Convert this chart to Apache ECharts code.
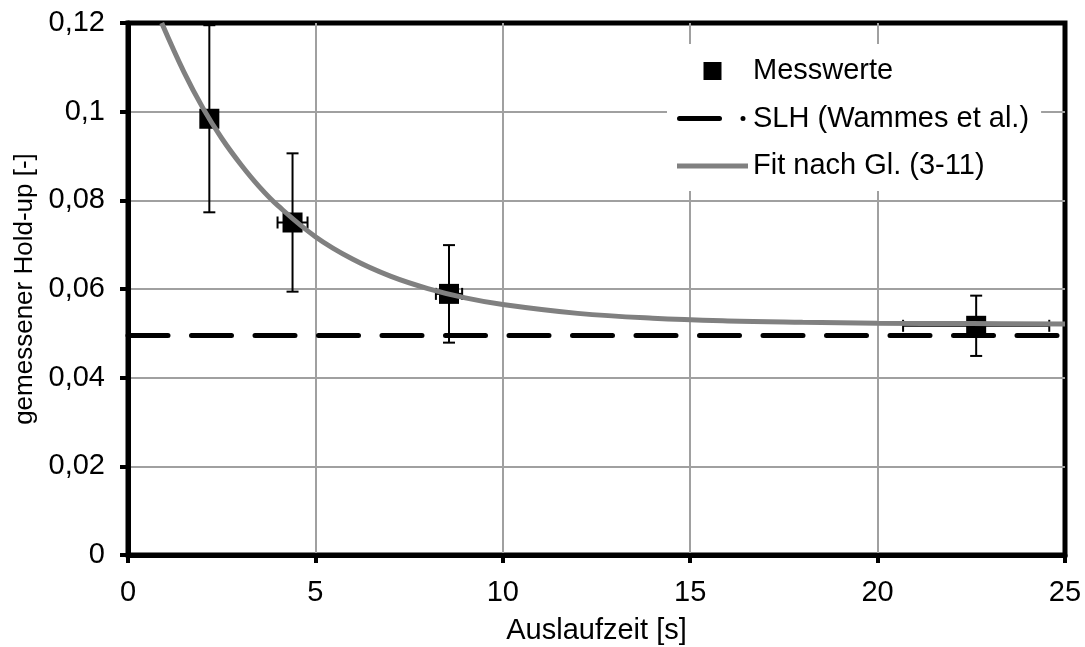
<!DOCTYPE html>
<html>
<head>
<meta charset="utf-8">
<script src="https://cdn.jsdelivr.net/npm/echarts@6/dist/echarts.min.js"></script>
<style>
  html, body { margin: 0; padding: 0; background: #fff; }
  #chart { width: 1085px; height: 647px; }
</style>
</head>
<body>
<div id="chart"></div>
<script>
// Tick labels (German decimal comma)
const xTickLabels = ['0', '5', '10', '15', '20', '25'];
const yTickLabels = ['0', '0,02', '0,04', '0,06', '0,08', '0,1', '0,12'];

// Measured hold-up: drain time [s], hold-up [-], and their error ranges
const messZeit = [2.17, 4.39, 8.565, 22.63];
const messHoldUp = [0.0984, 0.0750, 0.0589, 0.0517];
const fehlerHoldUp = [0.0211, 0.0156, 0.0110, 0.0068];
const fehlerZeit = [0, 0.40, 0.35, 1.95];

// Static liquid hold-up after Wammes et al.
const slhZeit = [0, 25];
const slhWert = [0.0495, 0.0495];

// Fit curve after Eq. (3-11)
const fitZeit = [0.9, 1.5, 2.0, 2.5, 3.0, 3.5, 4.0, 5.0, 6.0, 7.0, 8.0, 9.0, 10, 12, 14, 16, 18, 20, 22.5, 25];
const fitWert = [0.1200, 0.1088, 0.1008, 0.0940, 0.0882, 0.0831, 0.0788, 0.0718, 0.0667, 0.0629,
                 0.0601, 0.0580, 0.0565, 0.0545, 0.0534, 0.0528, 0.0525, 0.0523, 0.0522, 0.0521];

const FONT = "'Liberation Sans', Arial, sans-serif";
const FS = 29;

const chart = echarts.init(document.getElementById('chart'), null, { renderer: 'canvas' });

const messData = messZeit.map((t, i) => [t, messHoldUp[i]]);
const fehlerData = messZeit.map((t, i) => [t, messHoldUp[i], fehlerHoldUp[i], fehlerZeit[i]]);
const slhData = slhZeit.map((t, i) => [t, slhWert[i]]);
const fitData = fitZeit.map((t, i) => [t, fitWert[i]]);

function renderErrorBar(params, api) {
  const x = api.value(0), y = api.value(1), ey = api.value(2), ex = api.value(3);
  const top = api.coord([x, y + ey]);
  const bot = api.coord([x, y - ey]);
  const cap = 6;
  const style = { stroke: '#000', lineWidth: 2 };
  const children = [
    { type: 'line', shape: { x1: top[0], y1: top[1], x2: bot[0], y2: bot[1] }, style },
    { type: 'line', shape: { x1: top[0] - cap, y1: top[1], x2: top[0] + cap, y2: top[1] }, style },
    { type: 'line', shape: { x1: bot[0] - cap, y1: bot[1], x2: bot[0] + cap, y2: bot[1] }, style }
  ];
  if (ex > 0) {
    const l = api.coord([x - ex, y]);
    const r = api.coord([x + ex, y]);
    children.push(
      { type: 'line', shape: { x1: l[0], y1: l[1], x2: r[0], y2: r[1] }, style },
      { type: 'line', shape: { x1: l[0], y1: l[1] - cap, x2: l[0], y2: l[1] + cap }, style },
      { type: 'line', shape: { x1: r[0], y1: r[1] - cap, x2: r[0], y2: r[1] + cap }, style }
    );
  }
  return { type: 'group', children };
}

// Legend icons spanning the full 71x18 icon box so they are not stretched
const ICON_BOX = 'M0,0M71,18';
const iconMess = 'path://' + ICON_BOX + 'M26.5,0h18v18h-18z';
const iconSlh = 'path://' + ICON_BOX + 'M2.5,6.5h40a2.5,2.5 0 0 1 0,5h-40a2.5,2.5 0 0 1 0,-5z' +
                'M66,6.5a2.5,2.5 0 0 1 0,5a2.5,2.5 0 0 1 0,-5z';
const iconFit = 'path://' + ICON_BOX + 'M0,6.5h71v5h-71z';

const option = {
  backgroundColor: '#fff',
  animation: false,
  textStyle: { fontFamily: FONT },
  grid: {
    left: 128, right: 20, top: 23, bottom: 92,
    outerBoundsMode: 'none', containLabel: false,
    show: true, borderColor: '#000', borderWidth: 5, backgroundColor: '#fff'
  },
  xAxis: {
    type: 'value', min: 0, max: 25, interval: 5,
    axisLine: { show: true, onZero: false, lineStyle: { color: '#000', width: 5 } },
    axisTick: { show: true, length: 8, lineStyle: { color: '#000', width: 4 } },
    splitLine: { show: true, showMinLine: false, showMaxLine: false, lineStyle: { color: '#a0a0a0', width: 2 } },
    axisLabel: {
      color: '#000', fontSize: FS, fontFamily: FONT, margin: 23,
      formatter: v => xTickLabels[Math.round(v / 5)]
    },
    name: 'Auslaufzeit [s]', nameLocation: 'middle', nameGap: 61,
    nameTextStyle: { color: '#000', fontSize: FS, fontFamily: FONT }
  },
  yAxis: {
    type: 'value', min: 0, max: 0.12, interval: 0.02,
    axisLine: { show: true, onZero: false, lineStyle: { color: '#000', width: 5 } },
    axisTick: { show: true, length: 8, lineStyle: { color: '#000', width: 4 } },
    splitLine: { show: true, showMinLine: false, showMaxLine: false, lineStyle: { color: '#a0a0a0', width: 2 } },
    axisLabel: {
      color: '#000', fontSize: FS, fontFamily: FONT, margin: 23,
      formatter: v => yTickLabels[Math.round(v / 0.02)]
    },
    name: 'gemessener Hold-up [-]', nameLocation: 'middle', nameGap: 83,
    nameTextStyle: { color: '#000', fontSize: 26, fontFamily: FONT }
  },
  legend: {
    orient: 'vertical', left: 667, top: 44,
    padding: [12.5, 12, 10.5, 10],
    backgroundColor: '#fff',
    itemWidth: 71, itemHeight: 18, itemGap: 18.5,
    symbolKeepAspect: true,
    selectedMode: false,
    textStyle: { color: '#000', fontSize: FS, fontFamily: FONT },
    data: [
      { name: 'Messwerte', icon: iconMess, itemStyle: { color: '#000' } },
      { name: 'SLH (Wammes et al.)', icon: iconSlh, itemStyle: { color: '#000' } },
      { name: 'Fit nach Gl. (3-11)', icon: iconFit, itemStyle: { color: '#808080' } }
    ]
  },
  series: [
    {
      name: 'Fehler', type: 'custom', renderItem: renderErrorBar,
      data: fehlerData, z: 2, encode: { x: 0, y: 1 }, silent: true
    },
    {
      name: 'Messwerte', type: 'scatter', data: messData,
      symbol: 'rect', symbolSize: 20, itemStyle: { color: '#000', opacity: 1 }, z: 3
    },
    {
      name: 'SLH (Wammes et al.)', type: 'line', data: slhData,
      symbol: 'none', z: 4,
      lineStyle: { color: '#000', width: 5, type: [40, 23.5], cap: 'round' },
      itemStyle: { color: '#000' }
    },
    {
      name: 'Fit nach Gl. (3-11)', type: 'line', data: fitData,
      symbol: 'none', smooth: 0.4, z: 5,
      lineStyle: { color: '#808080', width: 5 },
      itemStyle: { color: '#808080' }
    }
  ]
};

chart.setOption(option);
</script>
</body>
</html>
____________________
> EXERCISE INSTRUCTIONS: Every line of text is to be repeated exactly; pictures are left out.

> TASK SOLUTION:
Convert this chart to Apache ECharts code.
<!DOCTYPE html>
<html>
<head>
<meta charset="utf-8">
<script src="https://cdn.jsdelivr.net/npm/echarts@6/dist/echarts.min.js"></script>
<style>
  html, body { margin: 0; padding: 0; background: #fff; }
  #chart { width: 1085px; height: 647px; }
</style>
</head>
<body>
<div id="chart"></div>
<script>
// Tick labels (German decimal comma)
const xTickLabels = ['0', '5', '10', '15', '20', '25'];
const yTickLabels = ['0', '0,02', '0,04', '0,06', '0,08', '0,1', '0,12'];

// Measured hold-up: drain time [s], hold-up [-], and their error ranges
const messZeit = [2.17, 4.39, 8.565, 22.63];
const messHoldUp = [0.0984, 0.0750, 0.0589, 0.0517];
const fehlerHoldUp = [0.0211, 0.0156, 0.0110, 0.0068];
const fehlerZeit = [0, 0.40, 0.35, 1.95];

// Static liquid hold-up after Wammes et al.
const slhZeit = [0, 25];
const slhWert = [0.0495, 0.0495];

// Fit curve after Eq. (3-11)
const fitZeit = [0.9, 1.5, 2.0, 2.5, 3.0, 3.5, 4.0, 5.0, 6.0, 7.0, 8.0, 9.0, 10, 12, 14, 16, 18, 20, 22.5, 25];
const fitWert = [0.1200, 0.1088, 0.1008, 0.0940, 0.0882, 0.0831, 0.0788, 0.0718, 0.0667, 0.0629,
                 0.0601, 0.0580, 0.0565, 0.0545, 0.0534, 0.0528, 0.0525, 0.0523, 0.0522, 0.0521];

const FONT = "'Liberation Sans', Arial, sans-serif";
const FS = 29;

const chart = echarts.init(document.getElementById('chart'), null, { renderer: 'canvas' });

const messData = messZeit.map((t, i) => [t, messHoldUp[i]]);
const fehlerData = messZeit.map((t, i) => [t, messHoldUp[i], fehlerHoldUp[i], fehlerZeit[i]]);
const slhData = slhZeit.map((t, i) => [t, slhWert[i]]);
const fitData = fitZeit.map((t, i) => [t, fitWert[i]]);

function renderErrorBar(params, api) {
  const x = api.value(0), y = api.value(1), ey = api.value(2), ex = api.value(3);
  const top = api.coord([x, y + ey]);
  const bot = api.coord([x, y - ey]);
  const cap = 6;
  const style = { stroke: '#000', lineWidth: 2 };
  const children = [
    { type: 'line', shape: { x1: top[0], y1: top[1], x2: bot[0], y2: bot[1] }, style },
    { type: 'line', shape: { x1: top[0] - cap, y1: top[1], x2: top[0] + cap, y2: top[1] }, style },
    { type: 'line', shape: { x1: bot[0] - cap, y1: bot[1], x2: bot[0] + cap, y2: bot[1] }, style }
  ];
  if (ex > 0) {
    const l = api.coord([x - ex, y]);
    const r = api.coord([x + ex, y]);
    children.push(
      { type: 'line', shape: { x1: l[0], y1: l[1], x2: r[0], y2: r[1] }, style },
      { type: 'line', shape: { x1: l[0], y1: l[1] - cap, x2: l[0], y2: l[1] + cap }, style },
      { type: 'line', shape: { x1: r[0], y1: r[1] - cap, x2: r[0], y2: r[1] + cap }, style }
    );
  }
  return { type: 'group', children };
}

// Legend icons spanning the full 71x18 icon box so they are not stretched
const ICON_BOX = 'M0,0M71,18';
const iconMess = 'path://' + ICON_BOX + 'M26.5,0h18v18h-18z';
const iconSlh = 'path://' + ICON_BOX + 'M2.5,6.5h40a2.5,2.5 0 0 1 0,5h-40a2.5,2.5 0 0 1 0,-5z' +
                'M66,6.5a2.5,2.5 0 0 1 0,5a2.5,2.5 0 0 1 0,-5z';
const iconFit = 'path://' + ICON_BOX + 'M0,6.5h71v5h-71z';

const option = {
  backgroundColor: '#fff',
  animation: false,
  textStyle: { fontFamily: FONT },
  grid: {
    left: 128, right: 20, top: 23, bottom: 92,
    outerBoundsMode: 'none', containLabel: false,
    show: true, borderColor: '#000', borderWidth: 5, backgroundColor: '#fff'
  },
  xAxis: {
    type: 'value', min: 0, max: 25, interval: 5,
    axisLine: { show: true, onZero: false, lineStyle: { color: '#000', width: 5 } },
    axisTick: { show: true, length: 8, lineStyle: { color: '#000', width: 4 } },
    splitLine: { show: true, showMinLine: false, showMaxLine: false, lineStyle: { color: '#a0a0a0', width: 2 } },
    axisLabel: {
      color: '#000', fontSize: FS, fontFamily: FONT, margin: 23,
      formatter: v => xTickLabels[Math.round(v / 5)]
    },
    name: 'Auslaufzeit [s]', nameLocation: 'middle', nameGap: 61,
    nameTextStyle: { color: '#000', fontSize: FS, fontFamily: FONT }
  },
  yAxis: {
    type: 'value', min: 0, max: 0.12, interval: 0.02,
    axisLine: { show: true, onZero: false, lineStyle: { color: '#000', width: 5 } },
    axisTick: { show: true, length: 8, lineStyle: { color: '#000', width: 4 } },
    splitLine: { show: true, showMinLine: false, showMaxLine: false, lineStyle: { color: '#a0a0a0', width: 2 } },
    axisLabel: {
      color: '#000', fontSize: FS, fontFamily: FONT, margin: 23,
      formatter: v => yTickLabels[Math.round(v / 0.02)]
    },
    name: 'gemessener Hold-up [-]', nameLocation: 'middle', nameGap: 83,
    nameTextStyle: { color: '#000', fontSize: 26, fontFamily: FONT }
  },
  legend: {
    orient: 'vertical', left: 667, top: 44,
    padding: [12.5, 12, 10.5, 10],
    backgroundColor: '#fff',
    itemWidth: 71, itemHeight: 18, itemGap: 18.5,
    symbolKeepAspect: true,
    selectedMode: false,
    textStyle: { color: '#000', fontSize: FS, fontFamily: FONT },
    data: [
      { name: 'Messwerte', icon: iconMess, itemStyle: { color: '#000' } },
      { name: 'SLH (Wammes et al.)', icon: iconSlh, itemStyle: { color: '#000' } },
      { name: 'Fit nach Gl. (3-11)', icon: iconFit, itemStyle: { color: '#808080' } }
    ]
  },
  series: [
    {
      name: 'Fehler', type: 'custom', renderItem: renderErrorBar,
      data: fehlerData, z: 2, encode: { x: 0, y: 1 }, silent: true
    },
    {
      name: 'Messwerte', type: 'scatter', data: messData,
      symbol: 'rect', symbolSize: 20, itemStyle: { color: '#000', opacity: 1 }, z: 3
    },
    {
      name: 'SLH (Wammes et al.)', type: 'line', data: slhData,
      symbol: 'none', z: 4,
      lineStyle: { color: '#000', width: 5, type: [40, 23.5], cap: 'round' },
      itemStyle: { color: '#000' }
    },
    {
      name: 'Fit nach Gl. (3-11)', type: 'line', data: fitData,
      symbol: 'none', smooth: 0.4, z: 5,
      lineStyle: { color: '#808080', width: 5 },
      itemStyle: { color: '#808080' }
    }
  ]
};

chart.setOption(option);
</script>
</body>
</html>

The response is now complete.